To be done >> Your task is to transcribe all the entries exactly, excluding pictures.

Figure scripts >>
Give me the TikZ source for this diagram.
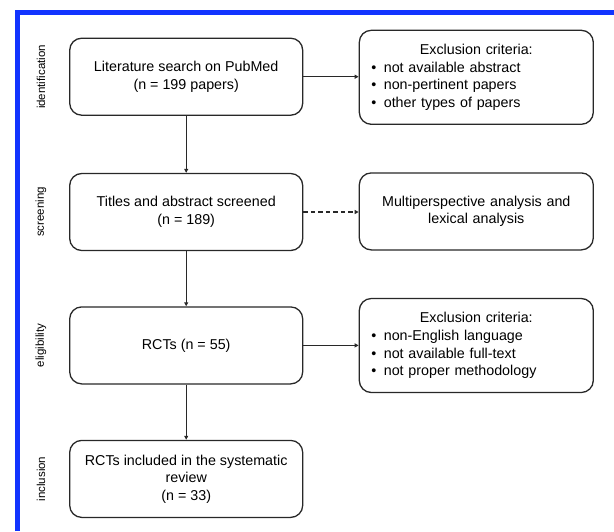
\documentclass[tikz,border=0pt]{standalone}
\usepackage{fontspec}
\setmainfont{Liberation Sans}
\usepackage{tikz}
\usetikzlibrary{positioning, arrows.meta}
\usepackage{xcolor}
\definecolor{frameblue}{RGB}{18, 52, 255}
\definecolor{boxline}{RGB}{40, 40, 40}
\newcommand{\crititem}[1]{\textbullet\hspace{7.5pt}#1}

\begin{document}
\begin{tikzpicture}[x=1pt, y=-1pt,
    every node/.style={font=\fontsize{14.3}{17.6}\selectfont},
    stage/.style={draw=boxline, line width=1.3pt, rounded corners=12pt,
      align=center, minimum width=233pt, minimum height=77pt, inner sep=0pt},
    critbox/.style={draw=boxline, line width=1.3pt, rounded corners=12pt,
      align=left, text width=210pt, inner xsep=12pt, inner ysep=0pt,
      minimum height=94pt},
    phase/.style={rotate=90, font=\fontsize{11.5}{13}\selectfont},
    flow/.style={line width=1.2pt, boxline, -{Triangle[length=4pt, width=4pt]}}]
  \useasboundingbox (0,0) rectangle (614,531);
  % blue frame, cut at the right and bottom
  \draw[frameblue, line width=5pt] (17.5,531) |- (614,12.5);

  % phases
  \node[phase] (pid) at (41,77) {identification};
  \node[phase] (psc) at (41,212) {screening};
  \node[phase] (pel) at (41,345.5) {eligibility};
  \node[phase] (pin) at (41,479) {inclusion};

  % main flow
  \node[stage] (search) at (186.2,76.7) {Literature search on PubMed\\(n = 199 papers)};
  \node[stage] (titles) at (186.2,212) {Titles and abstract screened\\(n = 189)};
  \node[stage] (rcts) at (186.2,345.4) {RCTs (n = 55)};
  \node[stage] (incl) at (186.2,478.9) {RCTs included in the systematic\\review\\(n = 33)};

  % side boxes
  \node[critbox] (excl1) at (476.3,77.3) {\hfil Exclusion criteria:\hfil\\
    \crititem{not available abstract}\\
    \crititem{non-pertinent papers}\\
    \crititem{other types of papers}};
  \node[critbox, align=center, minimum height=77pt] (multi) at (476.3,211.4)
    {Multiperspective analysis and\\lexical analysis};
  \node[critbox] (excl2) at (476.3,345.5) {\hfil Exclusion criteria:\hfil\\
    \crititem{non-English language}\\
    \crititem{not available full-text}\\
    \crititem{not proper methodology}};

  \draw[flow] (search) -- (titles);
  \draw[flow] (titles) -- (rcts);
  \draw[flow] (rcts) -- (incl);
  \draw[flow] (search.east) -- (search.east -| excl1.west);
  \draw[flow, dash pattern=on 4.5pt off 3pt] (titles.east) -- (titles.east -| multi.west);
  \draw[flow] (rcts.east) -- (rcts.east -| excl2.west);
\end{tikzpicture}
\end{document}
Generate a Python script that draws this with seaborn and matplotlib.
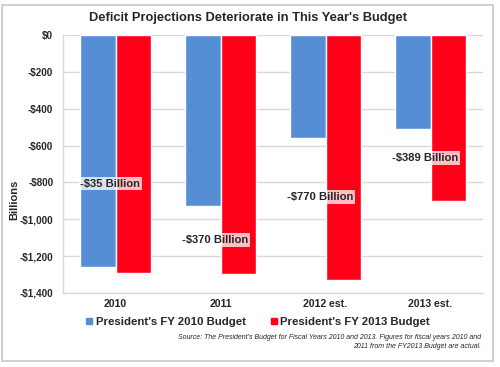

Reply >>
Give me the TikZ source for this diagram.
\documentclass[tikz,border=0pt]{standalone}
\usepackage{fontspec}
\setmainfont{Liberation Sans}
\usepackage{tikz}
\usetikzlibrary{positioning, arrows.meta}
\usepackage{xcolor}
\definecolor{frameblue}{RGB}{18, 52, 255}
\definecolor{boxline}{RGB}{40, 40, 40}
\newcommand{\crititem}[1]{\textbullet\hspace{7.5pt}#1}

\begin{document}
\begin{tikzpicture}[x=1pt, y=-1pt,
    every node/.style={font=\fontsize{14.3}{17.6}\selectfont},
    stage/.style={draw=boxline, line width=1.3pt, rounded corners=12pt,
      align=center, minimum width=233pt, minimum height=77pt, inner sep=0pt},
    critbox/.style={draw=boxline, line width=1.3pt, rounded corners=12pt,
      align=left, text width=210pt, inner xsep=12pt, inner ysep=0pt,
      minimum height=94pt},
    phase/.style={rotate=90, font=\fontsize{11.5}{13}\selectfont},
    flow/.style={line width=1.2pt, boxline, -{Triangle[length=4pt, width=4pt]}}]
  \useasboundingbox (0,0) rectangle (614,531);
  % blue frame, cut at the right and bottom
  \draw[frameblue, line width=5pt] (17.5,531) |- (614,12.5);

  % phases
  \node[phase] (pid) at (41,77) {identification};
  \node[phase] (psc) at (41,212) {screening};
  \node[phase] (pel) at (41,345.5) {eligibility};
  \node[phase] (pin) at (41,479) {inclusion};

  % main flow
  \node[stage] (search) at (186.2,76.7) {Literature search on PubMed\\(n = 199 papers)};
  \node[stage] (titles) at (186.2,212) {Titles and abstract screened\\(n = 189)};
  \node[stage] (rcts) at (186.2,345.4) {RCTs (n = 55)};
  \node[stage] (incl) at (186.2,478.9) {RCTs included in the systematic\\review\\(n = 33)};

  % side boxes
  \node[critbox] (excl1) at (476.3,77.3) {\hfil Exclusion criteria:\hfil\\
    \crititem{not available abstract}\\
    \crititem{non-pertinent papers}\\
    \crititem{other types of papers}};
  \node[critbox, align=center, minimum height=77pt] (multi) at (476.3,211.4)
    {Multiperspective analysis and\\lexical analysis};
  \node[critbox] (excl2) at (476.3,345.5) {\hfil Exclusion criteria:\hfil\\
    \crititem{non-English language}\\
    \crititem{not available full-text}\\
    \crititem{not proper methodology}};

  \draw[flow] (search) -- (titles);
  \draw[flow] (titles) -- (rcts);
  \draw[flow] (rcts) -- (incl);
  \draw[flow] (search.east) -- (search.east -| excl1.west);
  \draw[flow, dash pattern=on 4.5pt off 3pt] (titles.east) -- (titles.east -| multi.west);
  \draw[flow] (rcts.east) -- (rcts.east -| excl2.west);
\end{tikzpicture}
\end{document}
Generate a Python script that draws this with seaborn and matplotlib.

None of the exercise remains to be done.